In 1076 the Norman conqueror Robert Guiscard captured Salerno. In this period the royal palace (Castel Terracena) and the magnificent cathedral were built and science boosted as the Salerno Medical School, considered the most ancient medical institution of Western Europe, reached its maximum splendour.
With the Hohenstaufen dynasty (Swabians), at the end of the 12th century, there was a period of economic revival in the city. Following the advice of Giovanni da Procida (a famous citizen of that time), King Manfred of Sicily, Emperor Frederick II's son, ordered the construction of a dock that still today bears his name. Moreover he founded Saint Matthew's Fair, which was the most important market fair in Southern Italy.
After the Angevin conquest and from the 14th century onwards, most of the Salerno province became the territory of the Princes of Sanseverino, powerful feudal lords, who acted as real owners of the Region, and accumulated an enormous political and administrative power, attracting artists and men of letters.
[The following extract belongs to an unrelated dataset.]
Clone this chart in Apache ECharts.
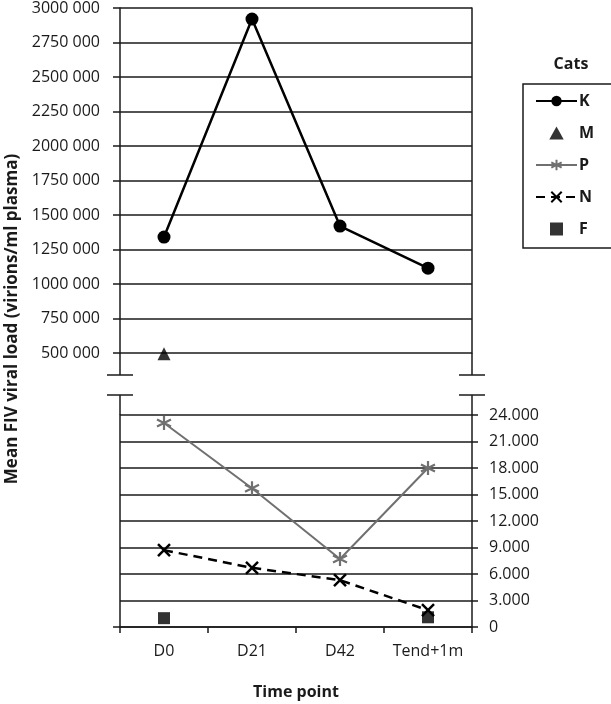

In the first decades of the 16th century the last descendant of the Sanseverino princes was in conflict with the Spanish Government, causing the ruin of the whole family and the beginning of a long period of decadence for the city.
The years 1656, 1688 and 1694 represent sorrowful dates for Salerno: the plague and the earthquake which caused many victims. A slow renewal of the city occurred in the 18th century with the end of the Spanish empire and the construction of many refined houses and churches characterising the main streets of the historical centre.
In 1799 Salerno was incorporated into the Parthenopean Republic; during the Napoleonic period, Joachim Murat decreed the closing of the Salerno Medical School, that had been declining for decades to the level of a theoretical school.
The post-war period was difficult for all the Italian cities of the south, but Salerno managed to improve little by little. In recent years the town administration has taken great strides giving a great impulse to the revaluation of the historical centre, the rediscovery of the artistic and cultural treasures. Salerno can now offer tourists a charming synthesis of Mediterranean culture and the fascinating landscapes of the Amalfi Coast.